TASK REQUIREMENTS >> Identify the lines that contain the word "draw", then copy them.

MATERIALS PROVIDED >>
## BEGIN
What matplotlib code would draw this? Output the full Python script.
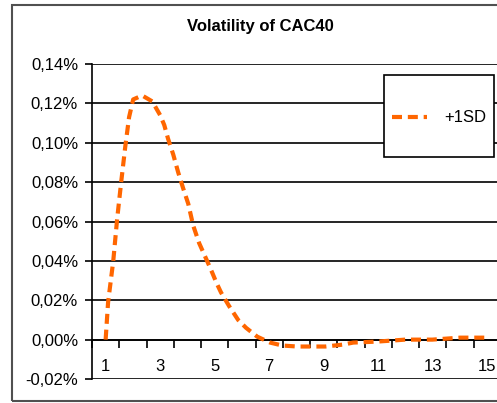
## END
## BEGIN
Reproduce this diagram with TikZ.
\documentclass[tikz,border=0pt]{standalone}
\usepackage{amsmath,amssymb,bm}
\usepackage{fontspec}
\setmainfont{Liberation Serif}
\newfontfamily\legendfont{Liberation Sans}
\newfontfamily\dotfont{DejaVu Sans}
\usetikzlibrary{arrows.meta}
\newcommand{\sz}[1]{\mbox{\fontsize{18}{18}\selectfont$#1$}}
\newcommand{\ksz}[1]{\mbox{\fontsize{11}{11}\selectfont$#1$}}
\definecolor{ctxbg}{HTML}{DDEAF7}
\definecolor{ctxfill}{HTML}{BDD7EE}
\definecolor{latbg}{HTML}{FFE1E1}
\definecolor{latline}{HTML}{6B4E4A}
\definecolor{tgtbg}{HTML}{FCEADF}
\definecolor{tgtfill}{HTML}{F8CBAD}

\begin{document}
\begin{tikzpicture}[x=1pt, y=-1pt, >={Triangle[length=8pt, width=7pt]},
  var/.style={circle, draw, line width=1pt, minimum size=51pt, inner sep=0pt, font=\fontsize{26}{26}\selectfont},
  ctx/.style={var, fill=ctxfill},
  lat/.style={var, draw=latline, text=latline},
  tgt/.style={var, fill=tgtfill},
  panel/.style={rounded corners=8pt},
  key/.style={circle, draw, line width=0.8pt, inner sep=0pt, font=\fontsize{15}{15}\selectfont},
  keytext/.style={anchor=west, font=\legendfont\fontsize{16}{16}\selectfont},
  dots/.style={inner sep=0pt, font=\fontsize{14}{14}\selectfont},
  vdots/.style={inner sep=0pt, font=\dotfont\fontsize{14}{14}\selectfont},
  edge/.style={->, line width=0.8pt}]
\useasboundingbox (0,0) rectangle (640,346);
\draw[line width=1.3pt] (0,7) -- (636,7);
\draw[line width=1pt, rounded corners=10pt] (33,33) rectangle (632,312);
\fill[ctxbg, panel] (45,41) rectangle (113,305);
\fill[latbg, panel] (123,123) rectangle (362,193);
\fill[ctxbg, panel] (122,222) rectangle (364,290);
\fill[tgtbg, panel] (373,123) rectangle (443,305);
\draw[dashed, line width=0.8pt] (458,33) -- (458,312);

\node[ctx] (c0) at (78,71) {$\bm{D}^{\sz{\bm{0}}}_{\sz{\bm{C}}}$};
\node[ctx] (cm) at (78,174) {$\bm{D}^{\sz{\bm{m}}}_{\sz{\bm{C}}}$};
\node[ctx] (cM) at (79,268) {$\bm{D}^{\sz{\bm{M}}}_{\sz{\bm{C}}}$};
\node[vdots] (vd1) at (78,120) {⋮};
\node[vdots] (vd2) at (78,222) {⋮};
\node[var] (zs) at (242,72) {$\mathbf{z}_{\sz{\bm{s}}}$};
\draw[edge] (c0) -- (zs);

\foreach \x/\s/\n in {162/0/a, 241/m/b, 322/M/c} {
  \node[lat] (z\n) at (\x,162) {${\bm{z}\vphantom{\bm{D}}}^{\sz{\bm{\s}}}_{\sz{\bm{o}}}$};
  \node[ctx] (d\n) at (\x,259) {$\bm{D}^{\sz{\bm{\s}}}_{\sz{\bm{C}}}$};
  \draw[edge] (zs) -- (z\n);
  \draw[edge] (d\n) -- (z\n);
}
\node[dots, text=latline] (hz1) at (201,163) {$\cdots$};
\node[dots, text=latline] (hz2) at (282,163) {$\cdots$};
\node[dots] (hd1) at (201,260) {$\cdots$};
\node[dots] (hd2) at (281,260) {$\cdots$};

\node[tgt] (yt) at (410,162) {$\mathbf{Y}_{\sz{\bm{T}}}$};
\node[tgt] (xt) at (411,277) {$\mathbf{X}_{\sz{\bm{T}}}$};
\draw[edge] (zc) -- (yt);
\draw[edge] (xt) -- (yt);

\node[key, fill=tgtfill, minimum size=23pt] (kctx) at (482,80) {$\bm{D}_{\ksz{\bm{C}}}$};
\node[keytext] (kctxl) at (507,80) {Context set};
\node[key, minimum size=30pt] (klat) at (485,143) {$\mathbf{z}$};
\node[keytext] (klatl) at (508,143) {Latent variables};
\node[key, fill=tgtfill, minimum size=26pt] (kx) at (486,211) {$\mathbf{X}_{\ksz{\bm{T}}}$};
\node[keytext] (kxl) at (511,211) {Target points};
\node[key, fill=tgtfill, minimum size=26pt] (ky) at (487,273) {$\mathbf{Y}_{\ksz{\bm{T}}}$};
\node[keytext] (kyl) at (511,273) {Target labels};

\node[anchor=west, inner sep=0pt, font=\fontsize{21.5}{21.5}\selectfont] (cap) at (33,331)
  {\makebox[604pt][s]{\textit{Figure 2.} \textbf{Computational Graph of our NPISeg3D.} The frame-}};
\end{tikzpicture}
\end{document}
## END
CORRECT OUTPUT >>
What matplotlib code would draw this? Output the full Python script.
  var/.style={circle, draw, line width=1pt, minimum size=51pt, inner sep=0pt, font=\fontsize{26}{26}\selectfont},
  lat/.style={var, draw=latline, text=latline},
  key/.style={circle, draw, line width=0.8pt, inner sep=0pt, font=\fontsize{15}{15}\selectfont},
\draw[line width=1.3pt] (0,7) -- (636,7);
\draw[line width=1pt, rounded corners=10pt] (33,33) rectangle (632,312);
\draw[dashed, line width=0.8pt] (458,33) -- (458,312);
\draw[edge] (c0) -- (zs);
  \draw[edge] (zs) -- (z\n);
  \draw[edge] (d\n) -- (z\n);
\draw[edge] (zc) -- (yt);
\draw[edge] (xt) -- (yt);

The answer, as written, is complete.